Britton Edelen is a doctoral candidate in English literature, working primarily on European Modernism in English, French, and German. With a comparatist background and an interest in 20th-century continental philosophy, his research, broadly conceived, concerns the play, limits, and failures of language and the ethical potentials of aesthetic works.

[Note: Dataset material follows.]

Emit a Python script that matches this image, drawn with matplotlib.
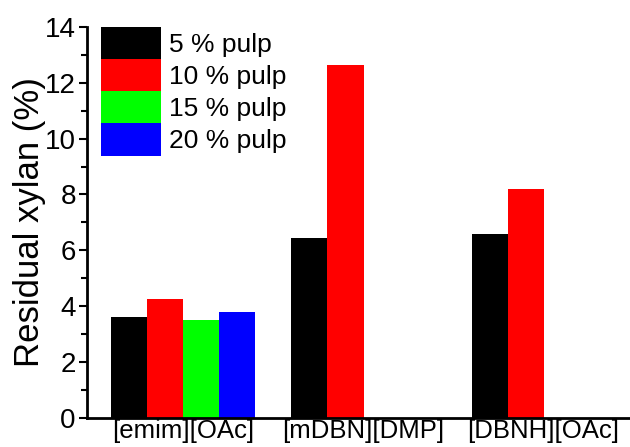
import matplotlib
matplotlib.use("Agg")
import matplotlib.pyplot as plt
import numpy as np
from matplotlib.ticker import MultipleLocator

plt.rcParams['font.family'] = ['Liberation Sans', 'DejaVu Sans']

categories = ["[emim][OAc]", "[mDBN][DMP]", "[DBNH][OAc]"]
series_names = ["5 % pulp", "10 % pulp", "15 % pulp", "20 % pulp"]
colors = ["#000000", "#ff0000", "#00ff00", "#0000ff"]
values = {
    "5 % pulp": [3.6, 6.45, 6.6],
    "10 % pulp": [4.25, 12.65, 8.2],
    "15 % pulp": [3.5, np.nan, np.nan],
    "20 % pulp": [3.8, np.nan, np.nan],
}

fig = plt.figure(figsize=(6.3, 4.47), dpi=100)
ax = fig.add_axes([0.138, 0.065, 0.862, 0.875])

x = np.arange(1, len(categories) + 1)
w = 0.2
for i, name in enumerate(series_names):
    ax.bar(x - 1.5 * w + i * w, values[name], width=w, color=colors[i], label=name)

ax.set_xlim(0.464, 3.48)
ax.set_ylim(0, 14)
ax.yaxis.set_major_locator(MultipleLocator(2))
ax.yaxis.set_minor_locator(MultipleLocator(1))
ax.set_xticks(x)
ax.set_xticklabels(categories, fontsize=18.5)
ax.tick_params(axis='x', length=0, pad=1)
ax.tick_params(axis='y', which='major', direction='out', length=6, width=1.5, labelsize=20, pad=2)
ax.tick_params(axis='y', which='minor', direction='out', length=4, width=1.5)
for s in ['top', 'right']:
    ax.spines[s].set_visible(False)
for s in ['left', 'bottom']:
    ax.spines[s].set_linewidth(2)
ax.set_ylabel("Residual xylan (%)", fontsize=25, labelpad=-0.5)

ax.legend(loc='upper left', bbox_to_anchor=(0.026, 1.0), frameon=False, fontsize=19,
          handlelength=2.27, handleheight=1.5, labelspacing=0.0, handletextpad=0.3,
          borderaxespad=0.0, borderpad=0.0)

fig.savefig("out.png", dpi=100)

Britt's dissertation project, "Language Worked Over: Energy, Exhaustion, and Modernism," explores poetic responses to what he calls the "pneumatic crisis" of modernity—the discovery of thermodynamic principles and their subsequent application to and governance of human life. In this project, Britt reads various writers—Mallarmé, Rimbaud, Woolf, Beckett, and Celan—as concerned with both a metaphorical and literal energetics of language and literature; in them, he identifies a counter-modern "poetics of exhaustion," in which exhaustion is figured not as the bane of individual and social life, but as an artistic telos that has the potential to challenge dominant capitalist discourses and practices that seek to ameliorate and eradicate the experience of exhaustion.Drawing on psychoanalysis, deconstruction, and Marxism, Britt's dissertation seeks not to discern how language works, but how it works on us, exhausts us, and the ethico-political implications that come with the fatigue of the speaking subject. 

Britt holds a BA in English Literature from Brown University, where he graduated with honors after completing a thesis on philosophical and aesthetic figurations of talking animals. Currently, he co-convenes the Psychoanalysis Now! Reading Group, sponsored by the John Hope Franklin Humanities Institute.